© JUNGE FREIHEIT Verlag GmbH & Co.  www.jungefreiheit.de    40/01 28. September 2001


Meldungen

Grenzen humanitär motivierter Eingriffe

BERLIN. Nach der Luftattacke gegen die USA gehöre „die Politik der globalen Durchsetzung der Menschenrechte ins Reich der Utopie“. Dieses Fazit Henning Ritters (FAZ vom 19. September) scheint der Erlanger Staatsrechtler Christian Hillgruber antizipiert zu haben, als er kurz vor dem 11. September die Studie über „Humanitäre Intervention, Großmachtpolitik und Völkerrecht“ veröffentlichte (Der Staat, 3/01). Hillgruber vergleicht die „Interventionspraxis des Europäischen Konzerts“ auf dem Balkan im 19. Jahrhundert mit den „humanitär“ motivierten Eingriffen nach 1945. Die in Kambodscha und Ruanda noch geübte Zurückhaltung scheint im Kosovo erstmals aufgegeben worden zu sein. Doch damit werde an eine vom Mißbrauch gekennzeichnete „US-amerikanische Praxis“ angeknüpft. Die Zurückdrängung militärischer Gewalt in internationalen Beziehungen sei aber eine zu große zivilisatorische Errungenschaft des 20. Jahrhunderts, um sie leichtfertig auf dem „Altar der Menschenrechte“ zu opfern.

 

Von kommender Weltrepublik

HAMBURG. Vor über zwanzig Jahren setzte sich der Sozialphilosoph und „Kundschafter“ Friedrich Tomberg über Nacht aus Berlin-West in die DDR ab, wo schon ein Jenaer Lehrstuhl auf ihn wartete. Nach seiner Abwicklung verbreitet der ungebrochene Marxist weiter seinen für die bundesdeutsche Rest-Linke durchaus repräsentativen Glauben an den „Fortschritt der Menschheit“. Im Argument (240/01) verkündet Tomberg nun: „Ein Weltstaat ist möglich“. Nur die Hindernisse auf dem Weg dorthin hätten Denker wie Carl Schmitt, der von der existenziellen Feindschaft der Staaten ausging, wohl realistischer eingeschätzt als die „Fortschrittlichen“. Auch signalisiere der „Widerstand der außerwestlichen Völker“, daß die Kosmopolis nicht nach New Yorker Vorgaben einer bis „zum Exzeß durchgeführten Individualisierung“ und Mißachtung überlieferter Formen von Familie, Staat und Religion zu errichten sei.
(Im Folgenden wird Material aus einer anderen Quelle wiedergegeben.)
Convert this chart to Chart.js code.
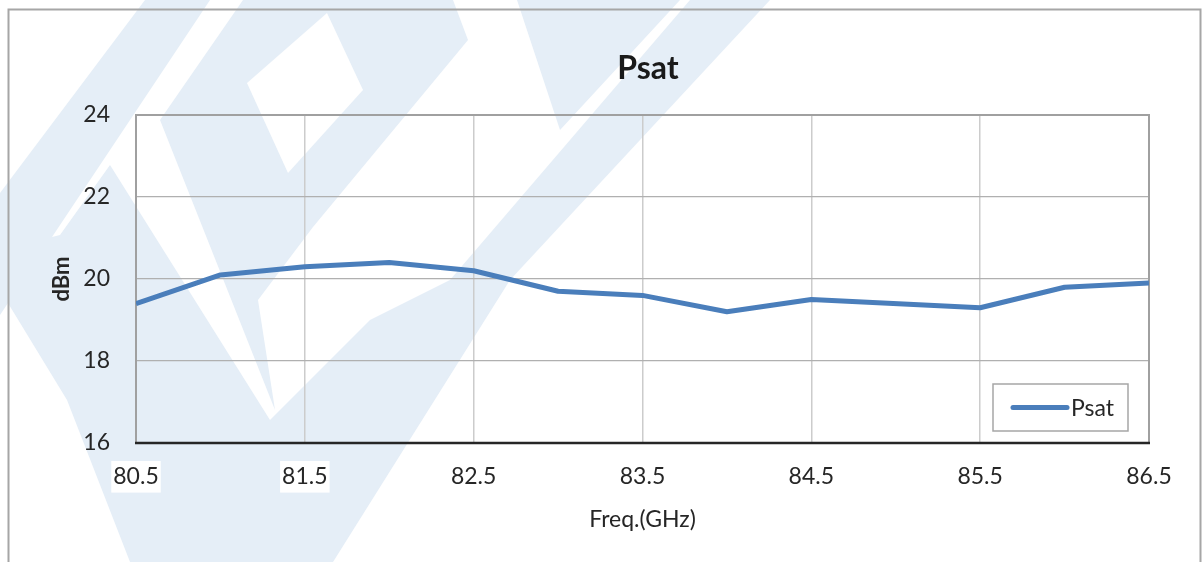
<!DOCTYPE html>
<html>
<head>
<meta charset="utf-8">
<title>Psat</title>
<script src="https://cdn.jsdelivr.net/npm/chart.js@4.4.0/dist/chart.umd.min.js"></script>
<style>
  html, body { margin: 0; padding: 0; background: #fff; }
  canvas { display: block; }
</style>
</head>
<body>
<canvas id="psatChart" width="1202" height="562"></canvas>
<script>
// values
const freqGHz = [80.5, 81, 81.5, 82, 82.5, 83, 83.5, 84, 84.5, 85.5, 86, 86.5];
const psatDbm = [19.4, 20.1, 20.3, 20.4, 20.2, 19.7, 19.6, 19.2, 19.5, 19.3, 19.8, 19.9];
const xTickValues = [80.5, 81.5, 82.5, 83.5, 84.5, 85.5, 86.5];
const yTickValues = [16, 18, 20, 22, 24];

const lineColor = '#4a7ebb';
const textColor = '#262626';
const fontFamily = 'Lato, "Open Sans", sans-serif';

// faint logo watermark behind the chart (decoration only)
const watermarkBlue = [
    [[145, 0], [210, 0], [0, 315], [0, 193]],
    [[60, 235], [110, 165], [270, 420], [300, 562], [130, 562], [67, 400], [0, 290], [0, 250]],
    [[243, 0], [453, 0], [468, 40], [313, 227], [258, 300], [275, 410], [160, 120]],
    [[690, 0], [770, 0], [510, 280], [333, 562], [280, 562], [270, 420], [370, 320], [450, 280]],
    [[517, 0], [680, 0], [560, 130]]
];
const watermarkHoles = [
    [[247, 83], [327, 13], [363, 90], [288, 173]]
];

function fillPolys(ctx, polys, color) {
    ctx.fillStyle = color;
    ctx.beginPath();
    polys.forEach(poly => {
        ctx.moveTo(poly[0][0], poly[0][1]);
        poly.slice(1).forEach(p => ctx.lineTo(p[0], p[1]));
        ctx.closePath();
    });
    ctx.fill('nonzero');
}

const backgroundPlugin = {
    id: 'background',
    beforeDraw(chart) {
        const ctx = chart.ctx;
        ctx.save();
        ctx.fillStyle = '#ffffff';
        ctx.fillRect(0, 0, chart.width, chart.height);
        fillPolys(ctx, watermarkBlue, '#e5eef7');
        fillPolys(ctx, watermarkHoles, '#ffffff');
        // outer frame
        ctx.strokeStyle = '#a6a6a6';
        ctx.lineWidth = 2;
        ctx.beginPath();
        ctx.moveTo(8.5, chart.height);
        ctx.lineTo(8.5, 9.5);
        ctx.lineTo(1200.5, 9.5);
        ctx.lineTo(1200.5, chart.height);
        ctx.stroke();
        // title
        ctx.fillStyle = '#1a1a1a';
        ctx.font = 'bold 32px ' + fontFamily;
        ctx.textAlign = 'center';
        ctx.textBaseline = 'middle';
        ctx.fillText('Psat', 648, 69);
        ctx.restore();
    }
};

const plotFramePlugin = {
    id: 'plotFrame',
    beforeDatasetsDraw(chart) {
        const ctx = chart.ctx;
        const a = chart.chartArea;
        ctx.save();
        ctx.strokeStyle = '#a0a0a0';
        ctx.lineWidth = 2;
        ctx.beginPath();
        ctx.moveTo(a.left, a.bottom);
        ctx.lineTo(a.left, a.top);
        ctx.lineTo(a.right, a.top);
        ctx.lineTo(a.right, a.bottom);
        ctx.stroke();
        ctx.strokeStyle = '#262626';
        ctx.lineWidth = 2.5;
        ctx.beginPath();
        ctx.moveTo(a.left - 1, a.bottom);
        ctx.lineTo(a.right + 1, a.bottom);
        ctx.stroke();
        ctx.restore();
    }
};

const legendBoxPlugin = {
    id: 'legendBox',
    afterDatasetsDraw(chart) {
        const ctx = chart.ctx;
        const a = chart.chartArea;
        const ds = chart.data.datasets[0];
        const w = 135, h = 47;
        const x = a.right - 21 - w, y = a.bottom - 12 - h;
        ctx.save();
        ctx.fillStyle = '#ffffff';
        ctx.fillRect(x, y, w, h);
        ctx.strokeStyle = '#a6a6a6';
        ctx.lineWidth = 1.5;
        ctx.strokeRect(x, y, w, h);
        ctx.strokeStyle = ds.borderColor;
        ctx.lineWidth = 5;
        ctx.lineCap = 'round';
        ctx.beginPath();
        ctx.moveTo(x + 20, y + h / 2);
        ctx.lineTo(x + 74, y + h / 2);
        ctx.stroke();
        ctx.fillStyle = textColor;
        ctx.font = '23px ' + fontFamily;
        ctx.textAlign = 'left';
        ctx.textBaseline = 'middle';
        ctx.fillText(ds.label, x + 78, y + h / 2 + 1);
        ctx.restore();
    }
};

const ctx = document.getElementById('psatChart');
new Chart(ctx, {
    type: 'line',
    data: {
        datasets: [{
            label: 'Psat',
            data: freqGHz.map((f, i) => ({ x: f, y: psatDbm[i] })),
            borderColor: lineColor,
            backgroundColor: lineColor,
            borderWidth: 5,
            borderJoinStyle: 'round',
            pointRadius: 0,
            tension: 0,
            fill: false
        }]
    },
    plugins: [backgroundPlugin, plotFramePlugin, legendBoxPlugin],
    options: {
        responsive: false,
        animation: false,
        layout: { padding: { left: 8, right: 53, top: 115, bottom: 0 } },
        plugins: {
            legend: { display: false },
            title: { display: false },
            tooltip: { enabled: false }
        },
        scales: {
            x: {
                type: 'linear',
                min: 80.5,
                max: 86.5,
                afterBuildTicks: scale => {
                    scale.ticks = xTickValues.map(v => ({ value: v }));
                },
                afterFit: scale => { scale.height = 119; },
                grid: { color: '#cccccc', lineWidth: 1.5, drawTicks: false },
                border: { display: false },
                ticks: {
                    color: textColor,
                    font: { family: fontFamily, size: 23 },
                    padding: 20,
                    maxRotation: 0,
                    autoSkip: false,
                    showLabelBackdrop: true,
                    backdropColor: '#ffffff',
                    backdropPadding: 2,
                    callback: v => v.toFixed(1)
                },
                title: {
                    display: true,
                    text: 'Freq.(GHz)',
                    color: textColor,
                    font: { family: fontFamily, size: 23 },
                    padding: { top: 0, bottom: 29 }
                }
            },
            y: {
                min: 16,
                max: 24,
                afterBuildTicks: scale => {
                    scale.ticks = yTickValues.map(v => ({ value: v }));
                },
                afterFit: scale => { scale.width = 128; },
                grid: { color: '#b0b0b0', lineWidth: 1.3, drawTicks: false },
                border: { display: false },
                ticks: {
                    color: textColor,
                    font: { family: fontFamily, size: 23 },
                    padding: 26
                },
                title: {
                    display: true,
                    text: 'dBm',
                    color: textColor,
                    font: { family: fontFamily, size: 22, weight: 'bold' },
                    padding: { top: 41, bottom: 0 }
                }
            }
        }
    }
});
</script>
</body>
</html>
Gleichwohl könne zunächst in Europa das „Bewußtsein humaner Gemeinsamkeit“ wachsen. Damit empfehle sich der alte Kontinent zugleich als ein im Interesse der aus „kommunalen Demokratien“ zusammenwachsenden „Weltrepublik“ handelnder Vermittler im nahenden Konflikt zwischen den USA und den asiatischen „Großräumen“.

 

Der Büchersammler Hans Fallada

WIESBADEN. Ungewöhnliche Einblicke in die Biographie Hans Falladas (eigentlich Rudolf Ditzen) vermittelt Manfred Kuhnke, der den Schriftsteller („Wer einmal aus dem Blechnapf frißt“) als Büchersammler porträtiert (Marginalien. Zeitschrift für Buchkunst und Bibliographie, Heft 162/01). Die Leidenschaft für die “falschen” Bücher (Nietzsche, Oscar Wilde) habe den jungen Ditzen zu einem Doppelselbstmordversuch getrieben, bei dem er seinen Schulfreund tötete. Aus der Bahn geworfen, kam Ditzen in den zwanziger Jahren häufiger mit dem Gesetz in Konflikt. Knappe Mittel und ein unstetes Wanderleben beschränkten seine Sammelleidenschaft auf Reclamhefte. Erst eine feste Anstellung bei Rowohlt, literarische Erfolge und die Etablierung im vorpommerschen Carwitz erlaubten den Aufbau einer kostbaren Bibliothek, die bis 1945 auf 3.600 Bände anwuchs. In den Strudel der Nachkriegswirren geraten, hat der 1947 verstorbene Autor seinen Bücherschatz - bis auf einen kümmerlichen Restbestand - auf dem Schwarzmarkt geradezu “verscherbelt”.